What to work on: Return only those lines from the line containing "Recreate this image" to the line containing "Chart.register(...registerables);", both included, and please omit the pictures.
---------- Source material ----------
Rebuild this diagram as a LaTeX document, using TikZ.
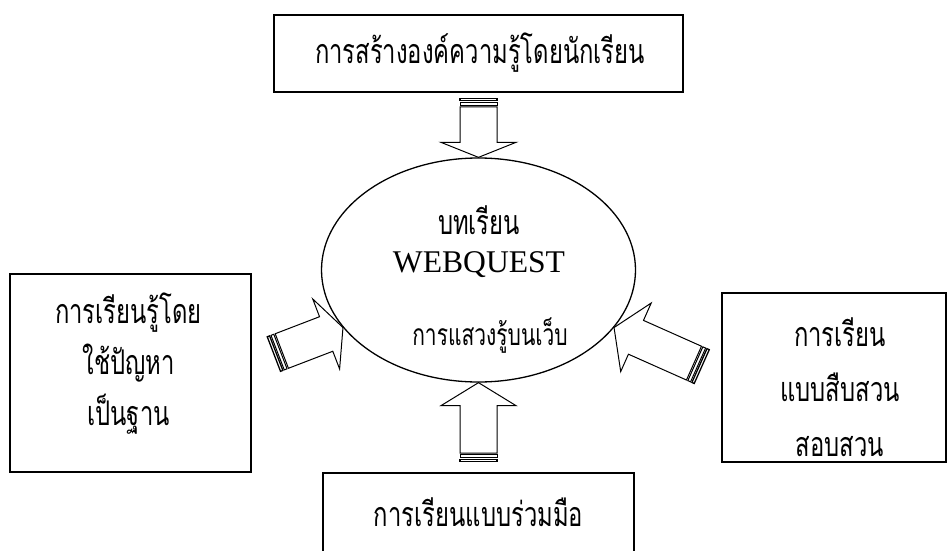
\documentclass[tikz,border=0pt]{standalone}
\usepackage{fontspec}
\usetikzlibrary{shapes.geometric}
\newfontfamily\thaifont[Script=Thai, FakeStretch=0.7]{Loma}
\newfontfamily\tmsfont{Liberation Serif}
\newcommand\stripedarrow[4]{%
  \begin{scope}[shift={#1}, rotate=#2]
    \draw[blk] (0,0) -- (-#4,37.5) -- (-#4,18.5) -- ({-#3+8.5},18.5) -- ({-#3+8.5},-18.5) -- (-#4,-18.5) -- (-#4,-37.5) -- cycle;
    \draw[blk, line width=1.3pt] (-#3,-18.5) rectangle ({-#3+2.5},18.5);
    \draw[blk] ({-#3+4},-18.5) rectangle ({-#3+7},18.5);
  \end{scope}}
\begin{document}
\begin{tikzpicture}[x=1pt,y=1pt,
  box/.style={draw, line width=1.5pt, inner sep=0, rectangle},
  thtext/.style={font={\thaifont\fontsize{34}{51}\selectfont}, align=center, inner sep=0},
  blk/.style={draw, line width=1pt, line join=miter}]
\useasboundingbox (0,0) rectangle (952,550);
\clip (0,0) rectangle (952,550);
\fill[white] (0,0) rectangle (952,550);
% boxes
\node[box, minimum width=409, minimum height=77] (top) at (478.5,496.5) {};
\node[thtext] (toptext) at (480,497) {การสร้างองค์ความรู้โดยนักเรียน};
\node[box, minimum width=241, minimum height=198] (left) at (130.5,177) {};
\node[thtext] (lefttext) at (128.5,186) {การเรียนรู้โดย\\ใช้ปัญหา\\เป็นฐาน};
\node[box, minimum width=224, minimum height=169] (right) at (834,172.5) {};
\node[thtext, font={\thaifont\fontsize{34}{55}\selectfont}] (righttext) at (840,162.5) {การเรียน\\แบบสืบสวน\\สอบสวน};
\node[box, minimum width=311, minimum height=120, anchor=north] (bottom) at (478.5,78) {};
\node[thtext] (bottomtext) at (478.5,38) {การเรียนแบบร่วมมือ};
% ellipse
\node[draw, ellipse, line width=1.3pt, minimum width=314, minimum height=224, inner sep=0] (web) at (478.5,280) {};
\node[thtext] (t1) at (479,330) {บทเรียน};
\node[inner sep=0, font={\tmsfont\fontsize{31.6}{36}\selectfont}] (t2) at (479,285) {WEBQUEST};
\node[thtext, font={\thaifont\fontsize{30}{34}\selectfont}] (t3) at (490,214) {การแสวงรู้บนเว็บ};
% arrows
\stripedarrow{(web.north)}{-90}{59}{15}
\stripedarrow{(web.south)}{90}{79}{23}
\stripedarrow{(web.203)}{21}{74}{18}
\stripedarrow{(web.337)}{156}{96}{24}
\end{tikzpicture}
\end{document}
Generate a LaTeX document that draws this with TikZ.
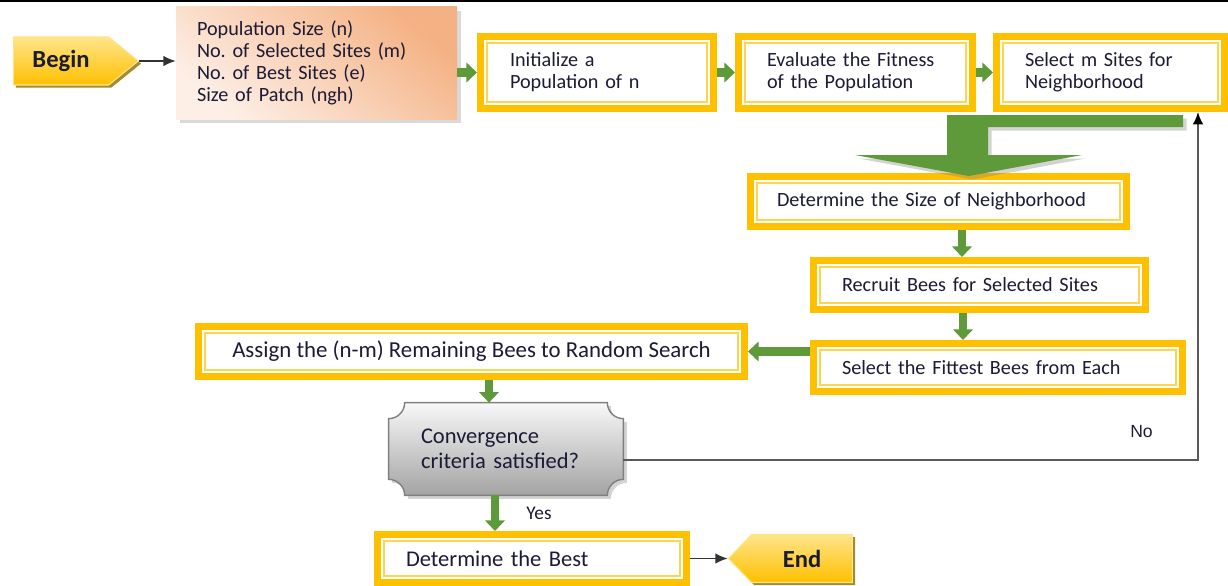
\documentclass[tikz,border=0pt]{standalone}
\usepackage{fontspec}
\setmainfont{Carlito}
\newfontfamily\arialfont{Liberation Sans}
\frenchspacing
\usetikzlibrary{positioning,calc,shapes.symbols,shadows,arrows.meta,backgrounds}

\definecolor{boxyellow}{HTML}{FFC000}
\definecolor{lineyellow}{HTML}{FFD54F}
\definecolor{termlight}{HTML}{FFE58A}
\definecolor{termshadow}{HTML}{8C6D00}
\definecolor{arrowgreen}{HTML}{5E9A3A}
\definecolor{peach}{HTML}{F4B183}
\definecolor{peachlight}{HTML}{FDEFE6}
\definecolor{convtop}{HTML}{F8F8F8}
\definecolor{convbottom}{HTML}{A3A3A3}
\definecolor{convedge}{HTML}{7F7F7F}
\definecolor{textblue}{HTML}{1B1B36}

\begin{document}
\begin{tikzpicture}
  [>={Latex[length=7pt,width=6pt]},
   txt/.style={text=textblue,font=\fontsize{11.5}{12.5}\selectfont},
   bigtxt/.style={text=textblue,font=\fontsize{12.8}{14.2}\selectfont},
   stepbox/.style={draw=boxyellow,line width=4pt,fill=white,align=left,
     inner ysep=2pt,minimum height=0.98cm,
     path picture={\draw[lineyellow,line width=0.9pt]
       ([shift={(3.6pt,3.6pt)}]path picture bounding box.south west) rectangle
       ([shift={(-3.6pt,-3.6pt)}]path picture bounding box.north east);}},
   terminal/.style={signal,minimum height=0.96cm,
     shading=axis,top color=termlight,bottom color=boxyellow,draw=termlight,line width=0.6pt,
     font=\fontsize{14}{16}\selectfont\bfseries,text=textblue,
     drop shadow={shadow xshift=1.5pt,shadow yshift=-1.5pt,fill=termshadow,opacity=0.8}},
   flowarrow/.style={draw=arrowgreen,line width=5pt,-{Triangle[width=11pt,length=6pt]}},
   thinarrow/.style={draw=black!80,line width=0.8pt,->},
   noline/.style={draw=black!65,line width=1pt,-{Latex[length=7pt,width=6pt,black]}}]

  \useasboundingbox (0,0) rectangle (24.56,-11.72);
  \draw[line width=1.2pt] (0,-0.02) -- (24.56,-0.02);

  \node[terminal,signal to=east,signal pointer angle=78,minimum width=2.50cm] (begin) at (1.22,-1.22) {Begin};
  \node[txt,align=left,text width=4.78cm,inner xsep=0.42cm,minimum height=2.24cm,
        shading=axis,top color=peach,bottom color=peachlight,shading angle=-40,
        drop shadow={shadow xshift=2.5pt,shadow yshift=-2.5pt,opacity=0.3}] (params) at (6.33,-1.26)
        {Population Size (n)\\No. of Selected Sites (m)\\No. of Best Sites (e)\\Size of Patch (ngh)};

  \node[stepbox,txt,minimum height=1.44cm,text width=3.48cm,inner xsep=0.59cm] (init) at (11.94,-1.45) {Initialize a\\Population of n};
  \node[stepbox,txt,minimum height=1.44cm,text width=3.54cm,inner xsep=0.57cm] (eval) at (17.11,-1.45) {Evaluate the Fitness\\of the Population};
  \node[stepbox,txt,minimum height=1.44cm,text width=3.42cm,inner xsep=0.57cm] (selm) at (22.21,-1.45) {Select m Sites for\\Neighborhood};

  \node[stepbox,txt,text width=6.46cm,inner xsep=0.53cm,minimum height=1.00cm] (detsize) at (18.77,-4.03) {Determine the Size of Neighborhood};
  \node[stepbox,txt,text width=5.50cm,inner xsep=0.57cm] (recruit) at (19.59,-5.70) {Recruit Bees for Selected Sites};
  \node[stepbox,txt,text width=6.24cm,inner xsep=0.57cm,minimum height=0.96cm] (fittest) at (19.96,-7.35) {Select the Fittest Bees from Each};
  \node[stepbox,bigtxt,font=\fontsize{13}{14}\selectfont,minimum width=10.92cm,minimum height=1.00cm] (assign) at (9.43,-7.03) {Assign the (n-m) Remaining Bees to Random Search};

  \node[bigtxt,align=left,text width=3.40cm,inner xsep=0.64cm,minimum height=1.84cm] (conv) at (10.12,-8.98) {Convergence\\criteria satisfied?};
  \begin{scope}[on background layer]
    \shade[top color=convtop,bottom color=convbottom,draw=convedge,line width=0.8pt,
      drop shadow={shadow xshift=2pt,shadow yshift=-2pt,opacity=0.35}]
      ($(conv.north west)+(0.32,0)$) -- ($(conv.north east)+(-0.32,0)$)
      arc[start angle=180,end angle=270,radius=0.32]
      -- ($(conv.south east)+(0,0.32)$)
      arc[start angle=90,end angle=180,radius=0.32]
      -- ($(conv.south west)+(0.32,0)$)
      arc[start angle=0,end angle=90,radius=0.32]
      -- ($(conv.north west)+(0,-0.32)$)
      arc[start angle=270,end angle=360,radius=0.32] -- cycle;
  \end{scope}

  \node[stepbox,bigtxt,text width=5.04cm,inner xsep=0.57cm,minimum height=0.96cm] (best) at (10.64,-11.17) {Determine the Best};
  \node[terminal,signal to=west,signal pointer angle=92,minimum width=2.48cm] (end) at (16.04,-11.17) {End};

  \node[txt,font=\fontsize{11}{12}\selectfont] (yes) at (10.78,-10.26) {Yes};
  \node[text=textblue,font=\arialfont\fontsize{10}{12}\selectfont] (no) at (22.83,-8.64) {No};

  \draw[thinarrow] (begin.east) -- (begin.east -| params.west);
  \draw[flowarrow] (init.west -| params.east) -- (init.west);
  \draw[flowarrow] (init) -- (eval);
  \draw[flowarrow] (eval) -- (selm);

  \fill[arrowgreen,drop shadow={shadow xshift=2pt,shadow yshift=-2pt,opacity=0.35}]
    (18.94,-2.30) -- (23.66,-2.30) -- (23.66,-2.54) -- (19.76,-2.54) -- (19.76,-3.10)
    -- (21.64,-3.10) -- (19.38,-3.52) -- (17.10,-3.10) -- (18.94,-3.10) -- cycle;

  \draw[flowarrow] ([xshift=0.47cm]detsize.south) -- ([xshift=0.47cm]detsize.south |- recruit.north);
  \draw[flowarrow] ([xshift=-0.33cm]recruit.south) -- ([xshift=-0.33cm]recruit.south |- fittest.north);
  \draw[flowarrow] (fittest.west |- assign.east) -- (assign.east);
  \draw[flowarrow] ([xshift=-0.34cm]conv.north |- assign.south) -- ([xshift=-0.34cm]conv.north);
  \draw[flowarrow] ([xshift=-0.22cm]conv.south) -- ([xshift=-0.22cm]conv.south |- best.north);
  \draw[thinarrow] (best.east) -- (end.west);
  \draw[noline] ([yshift=-0.22cm]conv.east) -| ([xshift=1.75cm]selm.south);
\end{tikzpicture}
\end{document}
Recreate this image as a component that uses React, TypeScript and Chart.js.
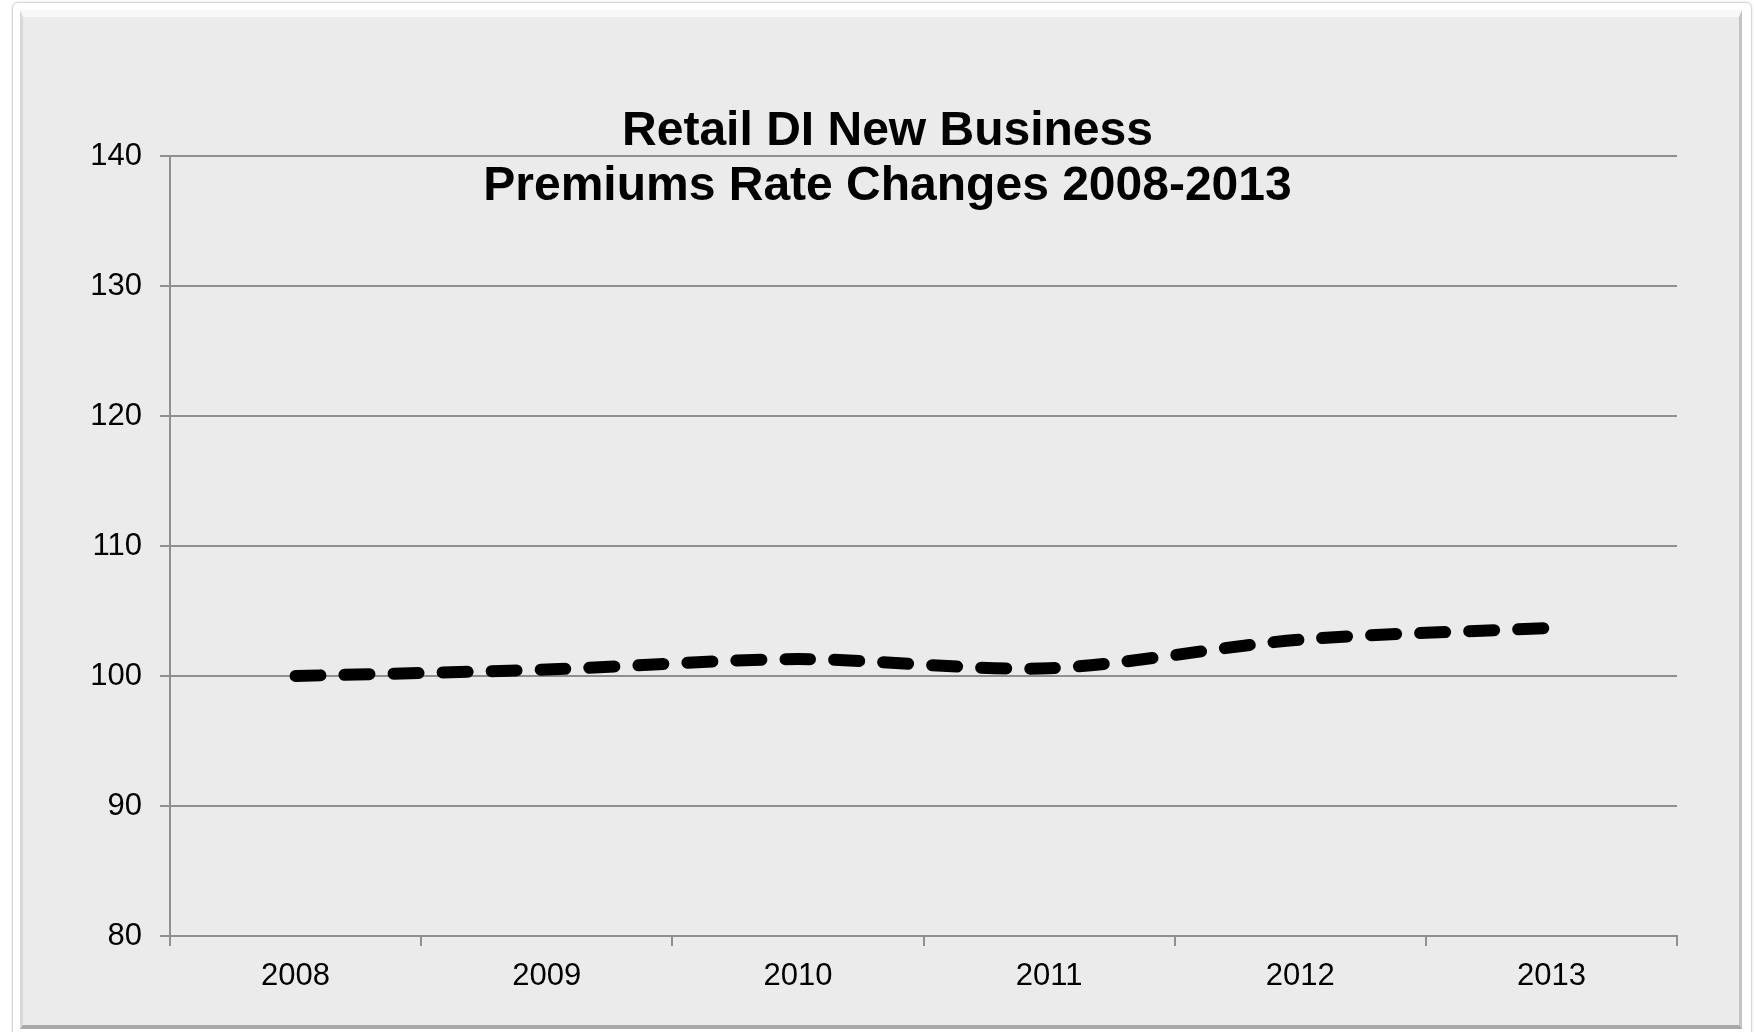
import React, { useEffect, useRef } from "react";
import { Chart, registerables } from "chart.js";

Chart.register(...registerables);

const categories = ["2008", "2009", "2010", "2011", "2012", "2013"];
const rateIndex = [100, 100.5, 101.3, 100.6, 102.8, 103.7];
const titleLines = ["Retail DI New Business", "Premiums Rate Changes 2008-2013"];
const yMin = 80;
const yMax = 140;
const yStep = 10;

const titleShift = {
  id: "titleShift",
  afterLayout(chart: any) {
    if (chart.titleBlock) {
      chart.titleBlock.left += 8;
    }
  },
};

export default function App() {
  const ref = useRef<HTMLCanvasElement | null>(null);

  useEffect(() => {
    if (!ref.current) return;
    const gridColor = "#8f8f8f";
    const chart = new Chart(ref.current, {
      type: "line",
      data: {
        labels: categories,
        datasets: [
          {
            label: "Rate index",
            data: rateIndex,
            borderColor: "#000000",
            backgroundColor: "#000000",
            borderWidth: 12,
            borderDash: [25, 24],
            borderCapStyle: "round",
            borderJoinStyle: "round",
            pointRadius: 0,
            pointHoverRadius: 0,
            tension: 0.3,
            fill: false,
          },
        ],
      },
      plugins: [titleShift],
      options: {
        responsive: false,
        animation: false,
        events: [],
        layout: { padding: { left: 90, right: 77, top: 0, bottom: 36 } },
        plugins: {
          legend: { display: false },
          tooltip: { enabled: false },
          title: {
            display: true,
            text: titleLines,
            color: "#000000",
            font: { family: "'Liberation Sans', Arial, sans-serif", size: 48, weight: "bold", lineHeight: 55 / 48 },
            padding: { top: 104, bottom: -58 },
          },
        },
        scales: {
          x: {
            type: "category",
            offset: true,
            grid: {
              display: true,
              drawOnChartArea: false,
              drawTicks: true,
              tickLength: 10,
              color: gridColor,
              lineWidth: 2,
              offset: true,
            },
            border: { display: true, color: gridColor, width: 2 },
            ticks: {
              color: "#000000",
              padding: 12,
              maxRotation: 0,
              font: { family: "'Liberation Sans', Arial, sans-serif", size: 31 },
            },
            afterFit: (scale: any) => {
              scale.height = 60;
            },
          },
          y: {
            min: yMin,
            max: yMax,
            grid: {
              display: true,
              drawOnChartArea: true,
              drawTicks: true,
              tickLength: 10,
              color: gridColor,
              lineWidth: 2,
            },
            border: { display: true, color: gridColor, width: 2 },
            ticks: {
              stepSize: yStep,
              color: "#000000",
              padding: 18,
              font: { family: "'Liberation Sans', Arial, sans-serif", size: 31 },
            },
            afterFit: (scale: any) => {
              scale.width = 80;
            },
          },
        },
      },
    });
    return () => chart.destroy();
  }, []);

  return (
    <div style={{ position: "fixed", left: 0, top: 0, width: 1754, height: 1032, overflow: "hidden", background: "#ffffff" }}>
      <div
        style={{
          position: "absolute",
          left: 12,
          top: 2,
          width: 1738,
          height: 1045,
          border: "1px solid #d6d6d6",
          borderRadius: 6,
          background: "#ffffff",
          boxShadow: "0 0 3px rgba(0,0,0,0.12)",
        }}
      />
      <div
        style={{
          position: "absolute",
          left: 20,
          top: 10,
          width: 1716,
          height: 1008,
          background: "#ebebeb",
          borderTop: "7px solid #f8f8f8",
          borderLeft: "3px solid #d9d9d9",
          borderRight: "3px solid #c4c4c4",
          borderBottom: "4px solid #a9a9a9",
        }}
      />
      <canvas
        ref={ref}
        width={1754}
        height={1032}
        style={{ position: "absolute", left: 0, top: 0, width: 1754, height: 1032 }}
      />
    </div>
  );
}
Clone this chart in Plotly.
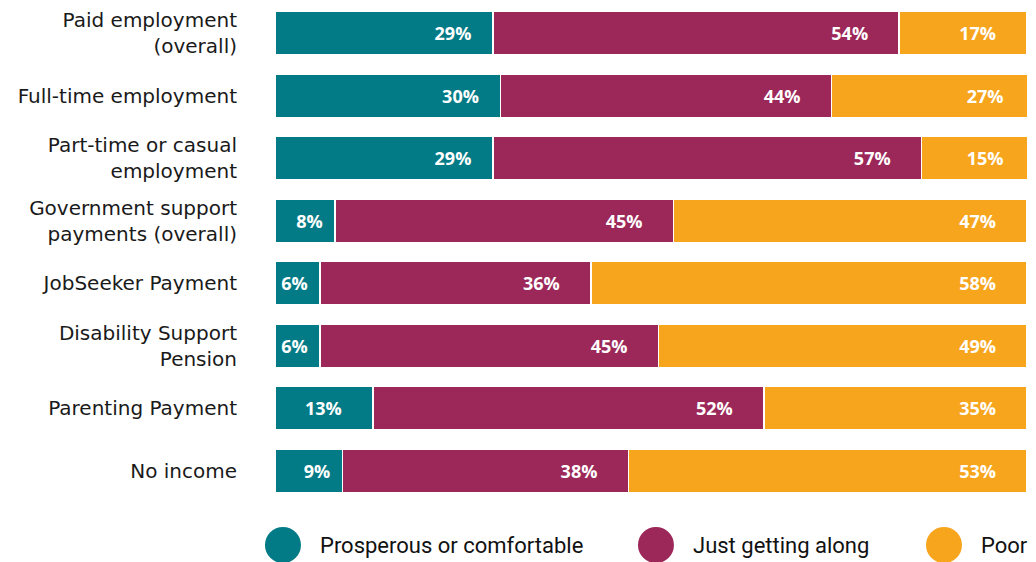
----------
Result:
Recreate this image as a component that uses React, TypeScript and Chart.js.
import React, { useEffect, useRef } from "react";
import { Chart, registerables } from "chart.js";

Chart.register(...registerables);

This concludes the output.